LET THERE BE SOLAR: Faith communities are taking action--both personal, like installing solar panels on church rooftops, and political--as the moral implications of climate change become more apparent. Image: iStockPhoto
Give us all a reverence for the Earth as your own creation, that we may use its resources rightly in the service of others and to your honor and glory.
The prayer was recited regularly by a young Sally Bingham growing up in San Francisco.
Only years later, as an ordained Episcopal Church priest, did Bingham realize something was amiss with the childhood supplication.
"There was this terrible hypocrisy," she said. "This disconnect between what we said we believed in and how we behaved."
This bothered her for years until 1998 when, in her 50s, she finally took action.
Bingham founded what today is Interfaith Power and Light, a national campaign promoting "a religious response to global warming" that works with 10,000 congregations in 38 states.
"Climate change is one of the most challenging moral issues of our time," she said in an Earth Day sermon at San Francisco's Grace Cathedral where she is now Reverend Canon for the Environment.

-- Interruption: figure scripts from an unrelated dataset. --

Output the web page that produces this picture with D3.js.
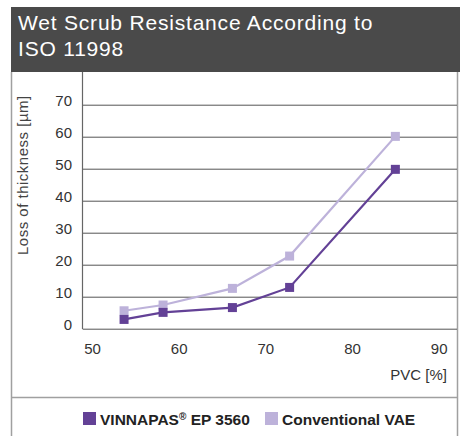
<!DOCTYPE html>
<html><head><meta charset="utf-8">
<script src="https://cdn.jsdelivr.net/npm/d3@7"></script>
<style>
html,body{margin:0;padding:0;background:#fff;}
svg{display:block;font-family:"Liberation Sans",Arial,Helvetica,sans-serif;}
</style></head>
<body>
<svg id="chart" width="462" height="436"></svg>
<script>
const titleLines = ["Wet Scrub Resistance According to", "ISO 11998"];
const pvc = [53.7, 58.2, 66.2, 72.8, 85.0];
const vinnapas = [2.9, 5.1, 6.6, 12.9, 49.8];
const conventional = [5.6, 7.4, 12.6, 22.7, 60.1];
const seriesNames = ["VINNAPAS\u00AE EP 3560", "Conventional VAE"];
const seriesColors = ["#634196", "#bdb2da"];
const xTicks = [50, 60, 70, 80, 90];
const yTicks = [0, 10, 20, 30, 40, 50, 60, 70];
const xTitle = "PVC [%]";
const yTitle = "Loss of thickness [\u00B5m]";

const svg = d3.select("#chart");

// header
svg.append("rect").attr("x", 11).attr("y", 7).attr("width", 449).attr("height", 65).attr("fill", "#4a4a4a");
svg.append("text").attr("x", 18).attr("y", 30).attr("fill", "#fff").attr("font-size", 21).attr("letter-spacing", 0.8)
  .selectAll("tspan").data(titleLines).join("tspan")
  .attr("x", 18).attr("dy", (d, i) => i === 0 ? 0 : 26).text(d => d);

// frame
const frame = svg.append("g").attr("stroke", "#a0a0a0").attr("stroke-width", 1.5).attr("fill", "none");
frame.append("line").attr("x1", 11.5).attr("x2", 11.5).attr("y1", 72).attr("y2", 436);
frame.append("line").attr("x1", 457.5).attr("x2", 457.5).attr("y1", 72).attr("y2", 436);
frame.append("line").attr("x1", 11).attr("x2", 458).attr("y1", 397.5).attr("y2", 397.5);

const x = d3.scaleLinear().domain([50, 90]).range([92, 438.7]);
const y = d3.scaleLinear().domain([0, 70]).range([328.7, 104.7]);
const plotLeft = 83, plotRight = 457;

// gridlines
const gy = svg.append("g").attr("transform", `translate(${plotLeft},0)`)
  .call(d3.axisLeft(y).tickValues(yTicks).tickSize(-(plotRight - plotLeft)).tickFormat(d => d).tickPadding(11));
gy.select(".domain").remove();
gy.selectAll(".tick line").attr("stroke", "#555").attr("stroke-width", 1);
gy.selectAll(".tick text").attr("font-size", 15).attr("fill", "#333").attr("dy", "0.05em")
  .attr("font-family", "Liberation Sans, Arial, sans-serif");

// left vertical axis line
svg.append("line").attr("x1", plotLeft - 0.5).attr("x2", plotLeft - 0.5).attr("y1", 72).attr("y2", y(0) + 0.5)
  .attr("stroke", "#666").attr("stroke-width", 1.2);

// x axis labels
const gx = svg.append("g").attr("transform", `translate(0,${y(0)})`)
  .call(d3.axisBottom(x).tickValues(xTicks).tickSize(0).tickPadding(15));
gx.select(".domain").remove();
gx.selectAll(".tick text").attr("font-size", 15).attr("fill", "#333").attr("font-family", "Liberation Sans, Arial, sans-serif");

svg.append("text").attr("x", 447).attr("y", 380).attr("text-anchor", "end").attr("font-size", 15).attr("fill", "#333").text(xTitle);
svg.append("text").attr("transform", "translate(28,255) rotate(-90)").attr("text-anchor", "start")
  .attr("font-size", 15).attr("letter-spacing", 0.5).attr("fill", "#444").text(yTitle);

// series
const data = [vinnapas, conventional];
const order = [1, 0];
order.forEach(si => {
  const vals = data[si];
  const pts = pvc.map((p, i) => [p, vals[i]]);
  svg.append("path").datum(pts)
    .attr("d", d3.line().x(d => x(d[0])).y(d => y(d[1])))
    .attr("fill", "none").attr("stroke", seriesColors[si]).attr("stroke-width", 2.2);
  svg.append("g").selectAll("rect").data(pts).join("rect")
    .attr("x", d => x(d[0]) - 4.5).attr("y", d => y(d[1]) - 4.5)
    .attr("width", 9).attr("height", 9).attr("fill", seriesColors[si]);
});

// legend
const legendX = [83, 265];
const lg = svg.append("g");
seriesNames.forEach((name, i) => {
  lg.append("rect").attr("x", legendX[i]).attr("y", 412).attr("width", 13).attr("height", 13).attr("fill", seriesColors[i]);
  const t = lg.append("text").attr("x", legendX[i] + 17).attr("y", 425).attr("font-size", 15.5).attr("font-weight", "bold").attr("fill", "#222");
  if (i === 0) {
    t.append("tspan").text("VINNAPAS");
    t.append("tspan").attr("font-size", 10).attr("dy", -5).text("\u00AE");
    t.append("tspan").attr("dy", 5).text(" EP 3560");
  } else {
    t.text(name);
  }
});
</script>
</body></html>
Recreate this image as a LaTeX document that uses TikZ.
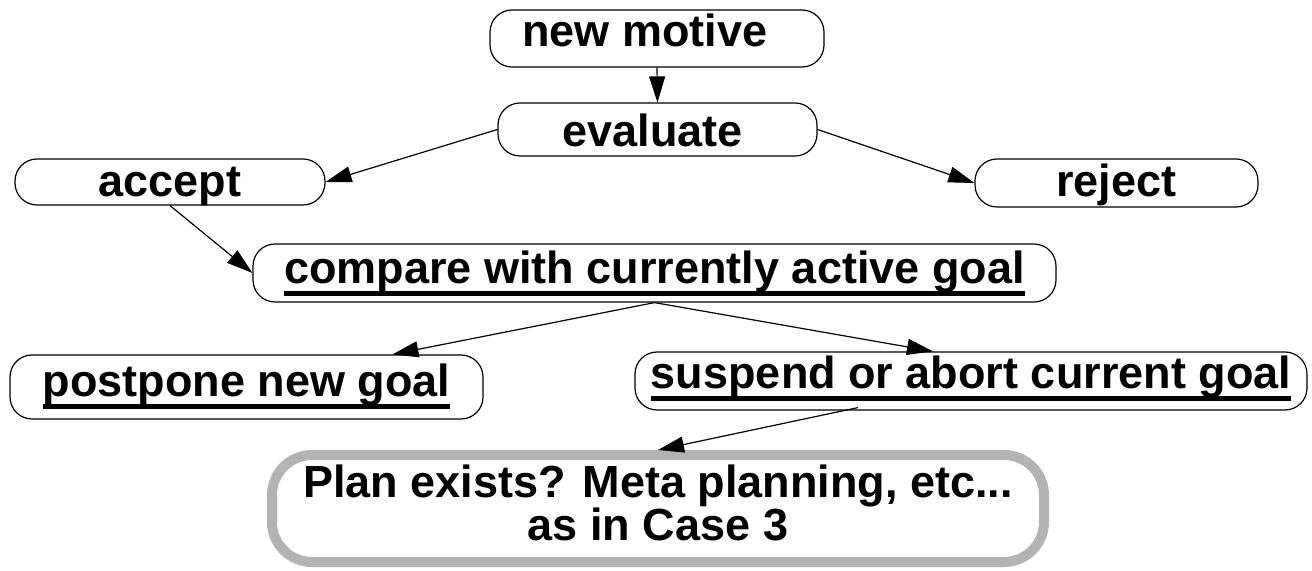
\documentclass[tikz,border=0pt]{standalone}
\usepackage{fontspec}
\setmainfont{Liberation Sans}
\usetikzlibrary{arrows.meta}
\newsavebox\ulbox
% thick underline bar under a word group
\newcommand\ulbar[1]{\sbox\ulbox{#1}\rlap{\rule[-6pt]{\wd\ulbox}{2.5pt}}\usebox\ulbox}
\definecolor{framegray}{RGB}{179,179,179}
\begin{document}
\begin{tikzpicture}[x=0.5pt,y=-0.5pt,
  font=\fontsize{22.5}{21.5}\selectfont\bfseries,
  stadium/.style={draw=black, line width=0.6pt, rounded corners=11pt,
    fill=white, inner sep=0pt, text depth=0pt, text height=#1},
  link/.style={draw=black, line width=0.6pt, -{Triangle[length=13pt,width=8pt]}}]
\useasboundingbox (0,0) rectangle (1312,571);

\node[stadium=8.5pt, minimum width=167pt, minimum height=28.5pt] (motive) at (657,38.5) {\kern-12pt new motive};
\node[stadium=17pt, minimum width=159.5pt, minimum height=26.5pt] (evaluate) at (657.5,129.5) {\kern-5pt evaluate};
\node[stadium=14.5pt, minimum width=155pt, minimum height=23pt] (accept) at (170,182) {accept};
\node[stadium=13.7pt, minimum width=141.5pt, minimum height=24pt] (reject) at (1116.5,183) {reject};
\node[stadium=11pt, minimum width=401.5pt, minimum height=29pt] (compare) at (654.5,273) {\ulbar{compare with currently active goal}};
\node[stadium=10pt, minimum width=236.5pt, minimum height=32pt] (postpone) at (246.5,387) {\ulbar{postpone new goal}};
\node[stadium=8pt, minimum width=336pt, minimum height=29pt] (suspend) at (971,381) {\ulbar{suspend or abort current goal}};
\node[draw=framegray, line width=5pt, rounded corners=20pt, inner sep=0pt,
  minimum width=386pt, minimum height=53.5pt, align=center,
  text height=31.5pt, text depth=0pt] (plan) at (658,508.5)
  {Plan exists? Meta planning, etc...\\as in Case 3};

\draw[link] (motive.south) -- (evaluate.north);
\draw[link] (evaluate.west) -- (accept.east);
\draw[link] (evaluate.east) -- (reject.west);
\draw[link] (accept.south) -- (compare.west);
\draw[link] (compare.south) -- ([xshift=73pt]postpone.north);
\draw[link] (compare.south) -- ([xshift=-19pt]suspend.north);
\draw[link] ([xshift=-56.5pt,yshift=1.5pt]suspend.south) -- (plan.north);
\end{tikzpicture}
\end{document}
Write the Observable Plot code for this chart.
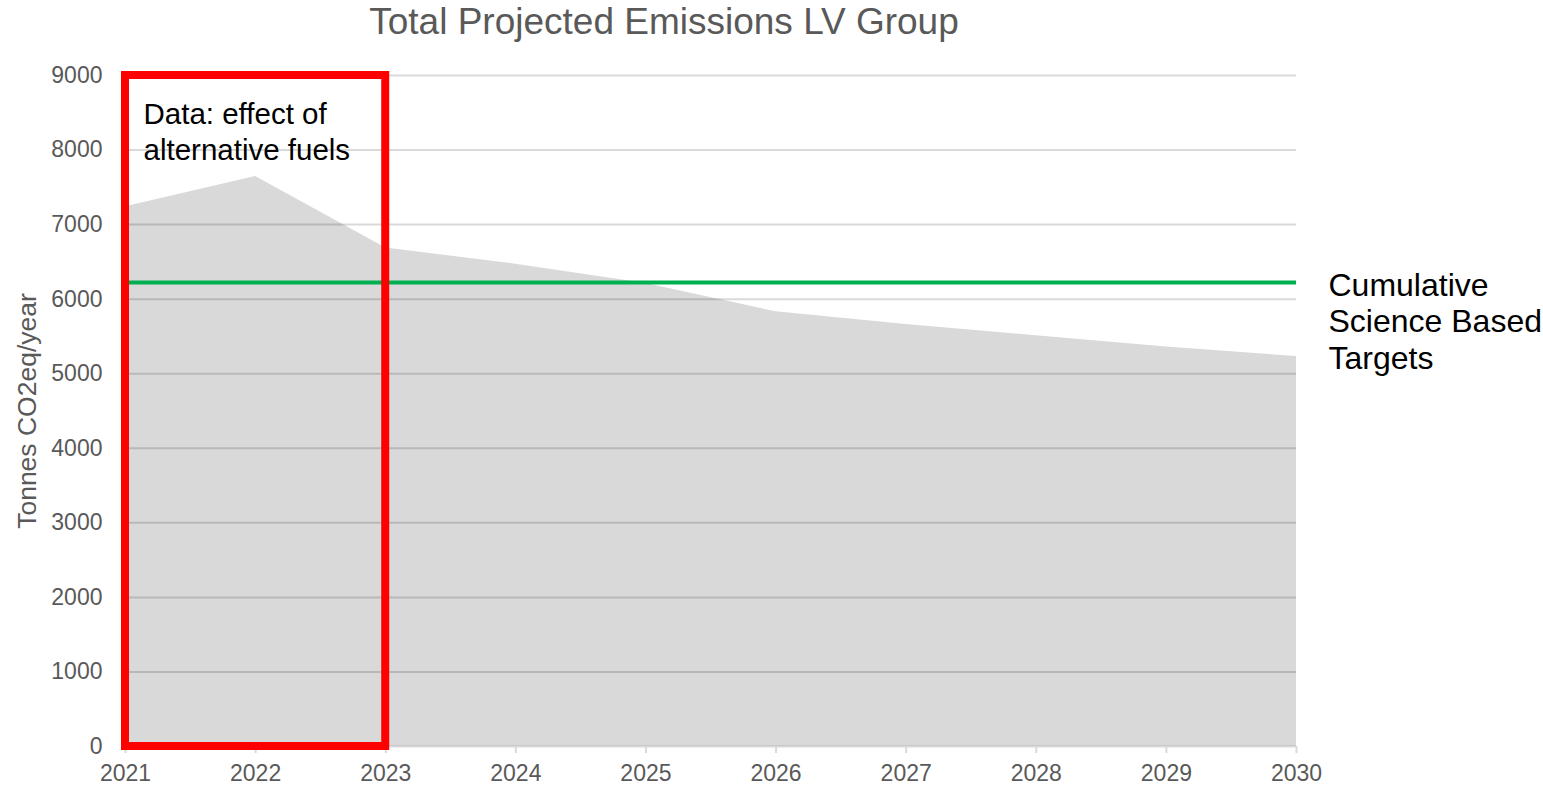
<!DOCTYPE html>
<html>
<head>
<meta charset="utf-8">
<script src="https://cdn.jsdelivr.net/npm/d3@7"></script>
<script src="https://cdn.jsdelivr.net/npm/@observablehq/plot@0.6"></script>
<style>
  body { margin: 0; background: #fff; font-family: "Liberation Sans", Arial, sans-serif; }
  #title { width: 1328px; height: 44px; text-align: center; font-size: 37px; line-height: 44px; color: #595959; white-space: nowrap; }
</style>
</head>
<body>
<div id="title">Total Projected Emissions LV Group</div>
<div id="chart"></div>
<script>
const years = [2021, 2022, 2023, 2024, 2025, 2026, 2027, 2028, 2029, 2030];
const emissions = [7240, 7645, 6685, 6470, 6210, 5830, 5660, 5510, 5360, 5230];
const targetValue = 6224;
const yTicks = [0, 1000, 2000, 3000, 4000, 5000, 6000, 7000, 8000, 9000];
const highlightYears = [2021, 2023];
const highlightText = "Data: effect of\nalternative fuels";
const targetText = "Cumulative\nScience Based\nTargets";
const yLabel = "Tonnes CO2eq/year";

const data = years.map((y, i) => ({year: y, value: emissions[i]}));

const chart = Plot.plot({
  width: 1543,
  height: 744,
  marginTop: 31,
  marginBottom: 42,
  marginLeft: 125,
  marginRight: 247,
  style: {fontFamily: '"Liberation Sans", Arial, sans-serif', color: "#595959", background: "#fff"},
  x: {domain: [years[0], years[years.length - 1]]},
  y: {domain: [0, 9000]},
  marks: [
    Plot.areaY(data, {x: "year", y: "value", fill: "#d9d9d9"}),
    Plot.gridY(yTicks, {stroke: "#000", strokeOpacity: 0.15, strokeWidth: 2}),
    Plot.axisY(yTicks, {tickSize: 0, tickPadding: 23, fontSize: 23, label: null, tickFormat: d => String(d), fill: "#595959"}),
    Plot.axisX(years, {tickSize: 7, tickPadding: 11, fontSize: 23, label: null, tickFormat: d => String(d), stroke: "#d9d9d9", strokeWidth: 2, fill: "#595959"}),
    Plot.ruleY([targetValue], {x1: years[0], x2: years[years.length - 1], stroke: "#00b050", strokeWidth: 4}),
    Plot.rect([{x1: highlightYears[0], x2: highlightYears[1], y1: yTicks[0], y2: yTicks[yTicks.length - 1]}],
      {x1: "x1", x2: "x2", y1: "y1", y2: "y2", fill: "none", stroke: "#ff0000", strokeWidth: 8}),
    Plot.text([highlightText], {x: highlightYears[0], y: yTicks[yTicks.length - 1], text: d => d, dx: 18, dy: 55,
      textAnchor: "start", lineAnchor: "middle", lineHeight: 1.2, fontSize: 29.5, fill: "#000"}),
    Plot.text([targetText], {x: years[years.length - 1], y: targetValue, text: d => d, dx: 32, dy: 38,
      textAnchor: "start", lineAnchor: "middle", lineHeight: 1.14, fontSize: 32, fill: "#000"}),
    Plot.text([yLabel], {frameAnchor: "left", text: d => d, rotate: -90, dx: -98, textAnchor: "middle", fontSize: 26.5, fill: "#595959"})
  ]
});
document.getElementById("chart").appendChild(chart);
</script>
</body>
</html>
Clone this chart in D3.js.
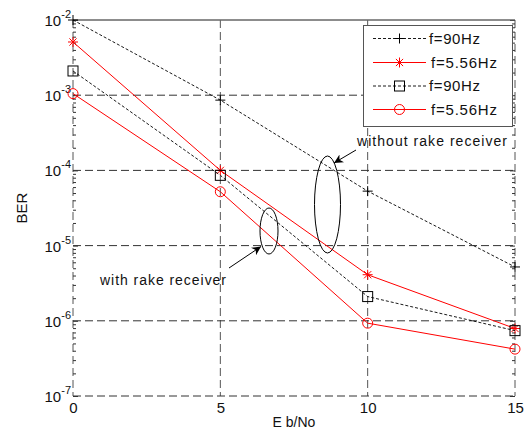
<!DOCTYPE html>
<html><head><meta charset="utf-8">
<script src="https://cdn.jsdelivr.net/npm/d3@7"></script>
<style>body{margin:0;background:#fff}svg{display:block}text{font-family:"Liberation Sans",Arial,sans-serif}</style>
</head><body>
<svg id="c" width="527" height="441"></svg>
<script>
const ebno = [0, 5, 10, 15];
const woRake90 = [1e-2, 8.6e-4, 5.3e-5, 5.2e-6];
const woRake556 = [5.1e-3, 1.0e-4, 4.1e-6, 7.9e-7];
const wRake90 = [2.1e-3, 8.6e-5, 2.1e-6, 7.4e-7];
const wRake556 = [1.05e-3, 5.2e-5, 9.3e-7, 4.2e-7];
const xTicks = [0, 5, 10, 15];
const yExps = [-7, -6, -5, -4, -3, -2];
const legendLabels = ["f=90Hz", "f=5.56Hz", "f=90Hz", "f=5.56Hz"];

const svg = d3.select("#c");
const L = 73, R = 515, T = 20, B = 396;
const x = d3.scaleLinear().domain([0, 15]).range([L, R]);
const y = d3.scaleLog().domain([1e-7, 1e-2]).range([B, T]);

// grid
const grid = svg.append("g");
xTicks.forEach(v => grid.append("line").attr("x1", x(v)).attr("x2", x(v)).attr("y1", T).attr("y2", B)
  .attr("stroke", "#555").attr("stroke-dasharray", "8,4"));
yExps.forEach(e => grid.append("line").attr("x1", L).attr("x2", R).attr("y1", y(Math.pow(10, e))).attr("y2", y(Math.pow(10, e)))
  .attr("stroke", e === -2 ? "#666" : "#333").attr("stroke-dasharray", e === -2 ? null : "8,4"));

// minor ticks
const minor = [];
for (let e = -7; e < -2; e++) for (let m = 2; m <= 9; m++) minor.push(m * Math.pow(10, e));
[[L, 1], [R, -1]].forEach(([px, dir]) => {
  const g = svg.append("g").attr("transform", `translate(${px},0)`);
  const ax = (dir === 1 ? d3.axisLeft(y) : d3.axisRight(y)).tickValues(minor).tickSize(-3).tickFormat("");
  g.call(ax);
  g.select(".domain").remove();
  g.selectAll("line").attr("stroke", "#333");
  const g2 = svg.append("g").attr("transform", `translate(${px},0)`);
  g2.call((dir === 1 ? d3.axisLeft(y) : d3.axisRight(y)).tickValues(yExps.map(e => Math.pow(10, e))).tickSize(-5).tickFormat(""));
  g2.select(".domain").remove();
  g2.selectAll("line").attr("stroke", "#333");
});

// y axis labels
const yAx = svg.append("g").attr("transform", `translate(${L},0)`)
  .call(d3.axisLeft(y).tickValues(yExps.map(e => Math.pow(10, e))).tickSize(0).tickPadding(2).tickFormat(""));
yAx.select(".domain").remove();
yAx.selectAll(".tick text").each(function (d) {
  const t = d3.select(this).attr("x", -2).attr("font-size", 15).attr("fill", "#111").attr("dy", "0.36em").attr("text-anchor", "end");
  t.append("tspan").text("10");
  t.append("tspan").attr("dy", -8).attr("font-size", 11).text(String(Math.round(Math.log10(d))));
});

// x axis labels
const xAx = svg.append("g").attr("transform", `translate(0,${B})`)
  .call(d3.axisBottom(x).tickValues(xTicks).tickSize(0).tickPadding(6).tickFormat(d3.format("d")));
xAx.select(".domain").remove();
xAx.selectAll(".tick text").attr("font-size", 15).attr("fill", "#111").attr("dy", "0.71em");

// top frame
svg.append("line").attr("x1", L).attr("x2", R).attr("y1", T).attr("y2", T).attr("stroke", "#666");

// axis titles
svg.append("text").attr("x", 294).attr("y", 427).attr("text-anchor", "middle").attr("font-size", 14).attr("fill", "#111").text("E b/No");
svg.append("text").attr("transform", "translate(27,208) rotate(-90)").attr("text-anchor", "middle").attr("font-size", 15).attr("fill", "#111").text("BER");

// series
const series = [
  {vals: woRake90, color: "#000", dash: "3,2", marker: "plus"},
  {vals: woRake556, color: "#f00", dash: null, marker: "star"},
  {vals: wRake90, color: "#000", dash: "3,2", marker: "square"},
  {vals: wRake556, color: "#f00", dash: null, marker: "circle"}
];
const line = d3.line().x(d => x(d[0])).y(d => y(d[1]));
function drawMarker(g, type, cx, cy, color) {
  const s = 5;
  if (type === "plus") {
    g.append("path").attr("d", `M${cx - s},${cy}H${cx + s}M${cx},${cy - s}V${cy + s}`).attr("stroke", color).attr("fill", "none");
  } else if (type === "star") {
    const d = 3.6;
    g.append("path").attr("d", `M${cx - s},${cy}H${cx + s}M${cx},${cy - s}V${cy + s}M${cx - d},${cy - d}L${cx + d},${cy + d}M${cx - d},${cy + d}L${cx + d},${cy - d}`)
      .attr("stroke", color).attr("fill", "none");
  } else if (type === "square") {
    g.append("rect").attr("x", cx - s).attr("y", cy - s).attr("width", 2 * s).attr("height", 2 * s).attr("stroke", color).attr("fill", "none");
  } else {
    g.append("circle").attr("cx", cx).attr("cy", cy).attr("r", s).attr("stroke", color).attr("fill", "none");
  }
}
series.forEach(s => {
  const pts = ebno.map((v, i) => [v, s.vals[i]]);
  svg.append("path").datum(pts).attr("d", line).attr("fill", "none").attr("stroke", s.color)
    .attr("stroke-width", s.dash ? 0.9 : 1).attr("stroke-dasharray", s.dash);
  const g = svg.append("g");
  pts.forEach(p => drawMarker(g, s.marker, x(p[0]), y(p[1]), s.color));
});

// legend
const lg = svg.append("g");
lg.append("rect").attr("x", 363.5).attr("y", 25.5).attr("width", 149).attr("height", 101).attr("fill", "#fff").attr("stroke", "#555");
const ly = [38.5, 62.5, 86, 109.5];
series.forEach((s, i) => {
  lg.append("line").attr("x1", 373).attr("x2", 426).attr("y1", ly[i]).attr("y2", ly[i]).attr("stroke", s.color)
    .attr("stroke-dasharray", s.dash).attr("stroke-width", s.dash ? 0.9 : 1);
  drawMarker(lg, s.marker, 399.5, ly[i], s.color);
  lg.append("text").attr("x", s.color === "#000" ? 429 : 431).attr("y", ly[i]).attr("dy", "0.36em")
    .attr("font-size", 15).attr("fill", "#111")
    .attr("textLength", s.color === "#000" ? 51 : 66).attr("lengthAdjust", "spacing").text(legendLabels[i]);
});

// annotations
svg.append("defs").append("marker").attr("id", "ah").attr("viewBox", "0 0 10 10").attr("refX", 10).attr("refY", 5)
  .attr("markerWidth", 9).attr("markerHeight", 9).attr("orient", "auto-start-reverse").attr("markerUnits", "userSpaceOnUse")
  .append("path").attr("d", "M0,0L10,5L0,10L3,5Z").attr("fill", "#000");
svg.append("ellipse").attr("cx", 269).attr("cy", 231).attr("rx", 9).attr("ry", 23).attr("fill", "none").attr("stroke", "#000");
svg.append("ellipse").attr("cx", 327.5).attr("cy", 204.5).attr("rx", 13).attr("ry", 48.5).attr("fill", "none").attr("stroke", "#000");
svg.append("line").attr("x1", 229).attr("y1", 268).attr("x2", 261).attr("y2", 246.5).attr("stroke", "#000").attr("marker-end", "url(#ah)");
svg.append("line").attr("x1", 356).attr("y1", 150).attr("x2", 334).attr("y2", 163).attr("stroke", "#000").attr("marker-end", "url(#ah)");
svg.append("text").attr("x", 357).attr("y", 146).attr("font-size", 14).attr("fill", "#111")
  .attr("textLength", 150).attr("lengthAdjust", "spacing").text("without rake receiver");
svg.append("text").attr("x", 100).attr("y", 285).attr("font-size", 14).attr("fill", "#111")
  .attr("textLength", 126).attr("lengthAdjust", "spacing").text("with rake receiver");
</script>
</body></html>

Faith communities around the world are taking action - both personal and political - as the moral implications of climate change become more apparent.
While politics is split on climate change and governments worldwide have failed to pass meaningful climate legislation, faith communities are becoming a powerful force in the transition to green energy. By focusing on values rather than politics, they are transcending partisan pigeonholes and taking care of what they see as God's creation, and the people - particularly the poor - who depend on it.
"If you are called to love your neighbor, you don't pollute your neighbor's air," Bingham said.
More than 300 evangelical leaders have signed the Evangelical Environmental Network's climate call to action, including mega-church leaders like Rick Warren and Bill Hybels. A 2007 poll commissioned by the group found that 84 percent of evangelicals support legislation to reduce carbon emissions.
While mainline Protestants, Roman Catholics and Reformed Jews may have a stronger environmental presence, according to religious political scholar John C. Green, evangelicals - 26 percent of the U.S. population - are the most influential religious environmental faction.
"As evangelicals become more vocal on climate change, they have the potential to alter the position of the Republican party," said Green, director of the Ray C. Bliss Institute of Applied Politics for Religious Studies at the University of Akron and senior fellow at Pew Forum on Religion and Public Life.
But it's not there yet.
Religious political sway wasn't enough to push climate legislation through Congress this year. And a Pew Research Center Poll of 3,000 respondents found that most religious environmentalists do not derive their green leanings from their faith. Solid majorities of all major religious traditions favor strong environmental laws and regulations, according to the poll, and just under half of those who attend worship services regularly say their clergy speaks out on the topic. Yet the poll found that only six percent said their environmental views were primarily influenced by religion. Education and the media were more influential.
The poll, conducted over the summer, had a margin of error of 2.5 percent.
Still, Dan Lashof, Climate Center director for the National Resources Defense Council, sees results from political action in faith communities.
"It has a significant impact," said Lashof. "Faith communities put a high priority on ensuring that the United States makes a fair contribution to global efforts to address the impacts of climate change in developing countries."
President Obama's 2011 budget reflects the religious influence, Lashof said, with $1.9 billion requested for international climate adaptation. The U.S. Senate this summer released 2011 budget recommendations for over $1.2 billion in "fast start" investments for developing countries to address the impacts of climate change, speed a shift to clean energy and reduce tropical deforestation - part of the U.S. commitment to the Copenhagen Accord.